OMB later said the memo wouldn’t impact student aid, but the remaining lack of detail ignited consternation among colleges — institutions that heavily rely on federal funding and often have DEI programs. 

However, a federal judge issued a temporary stay minutes before the freeze went into effect, and the Trump administration rescinded the memo the next day. But White House Press Secretary Karoline Leavitt asserted that the retraction only meant to circumvent the judge's ruling. 

“This is NOT a rescission of the federal funding freeze. It is simply a rescission of the OMB memo. Why? To end any confusion created by the court’s injunction. The President’s EO’s on federal funding remain in full force and effect, and will be rigorously implemented,” Leavitt posted on social media. 

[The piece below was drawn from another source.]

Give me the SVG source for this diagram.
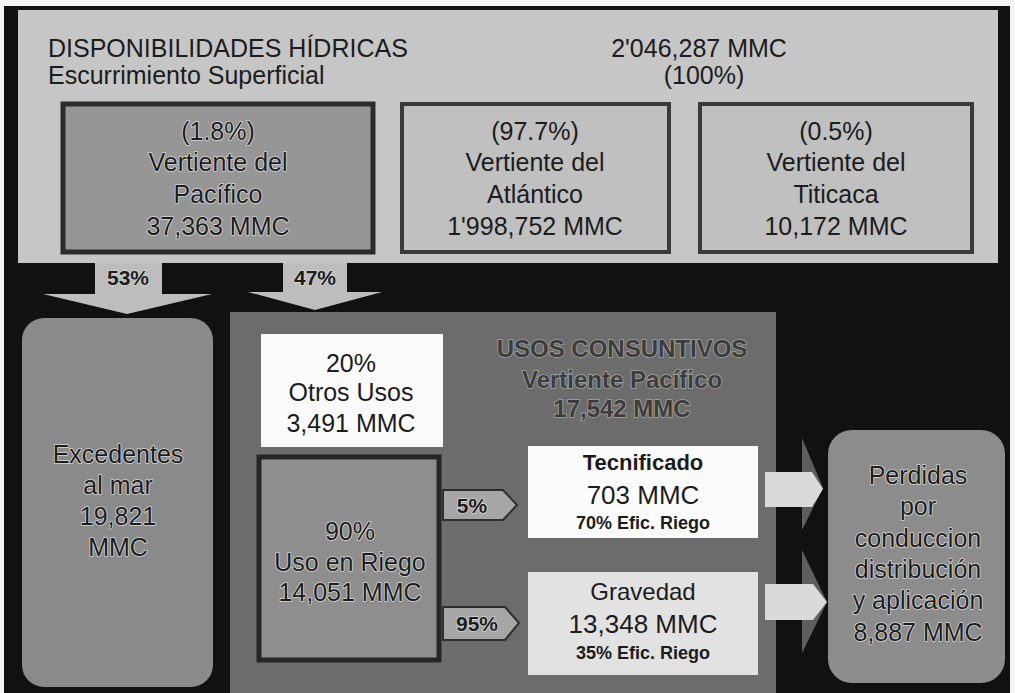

The rapid-fire changes and reversal makes the order's short-term impacts unclear, but the chaos encapsulates the uncertainty colleges are sure to face in 2025.

A different approach to Title IX

On Trump’s first day in office, he signed an executive order declaring that the federal government would recognize only two sexes — male and female — based on an individual’s reproductive cells. The order directs federal agencies to use this definition to enforce laws, such as Title IX, the statute prohibiting sex-based discrimination at federally funded colleges and K-12 schools. 

The order stands in stark contrast to policies of the previous administration. Biden's Education Department included protections for LBGTQI+ students in its final Title IX regulations released last year by barring discrimination based on sexual orientation and gender identity. However, that rule was mired in litigation, and a federal judge struck it down nationwide earlier this month. 

Trump’s order says that “sex” is “not a synonym for and does not include the concept of ‘gender identity.’” It also says that federal funds should not be used to promote the notion that individuals can assess their own gender or that gender exists outside of a binary tied to sex. 

The executive order aligns with the goals of Project 2025, a policy blueprint for Trump’s second term created by a coalition of conservative groups. Cathryn Oakley, senior director of legal policy at the Human Rights Campaign, said the groups behind Project 2025 have been fighting against LGBTQ+ equality for decades and promoting a Christian nationalist ideology. 

“They believe that there is one correct way to be a man, and there is one correct way to be a woman,” Oakley said, adding that the order’s definition of two sexes is both scientifically and culturally incorrect. “The failure of this definition shows the failure of the ideology, which is to say that you cannot put human beings in two clear buckets with no edge cases.”

The order also doesn’t align with some existing case law. 

In 2020, a federal appeals court upheld a lower court’s decision in Grimm v. Gloucester County School Board that found a school board had violated Title IX by barring a transgender student from men’s restrooms and making him use separate facilities. 

In a similar case, Whitaker v. Kenosha Unified School District, a federal appeals court held in 2017 that “a policy that requires an individual to use a bathroom that does not conform with his or her gender identity punishes that individual for his or her gender non‐conformance, which in turn violates Title IX.”

Oakley argued that Trump overstepped his authority with elements of the executive order and predicted it will spur legal challenges. 

“I would absolutely encourage folks to be careful, because what they may do in trying to comply with these orders, which really are outside the bounds of law, is getting themselves on the wrong side of case law,” Oakley said. 

Jennifer Smith, co-chair of the law firm Franczek P.C.’s higher education practice, noted that the executive order also doesn’t align with some state laws. Illinois’ Human Rights Act, for instance, bars discrimination based on gender identity.

“Some of these things are irreconcilable and, at this point, it's a matter of weighing risks rather than a path of clear compliance,” Smith said.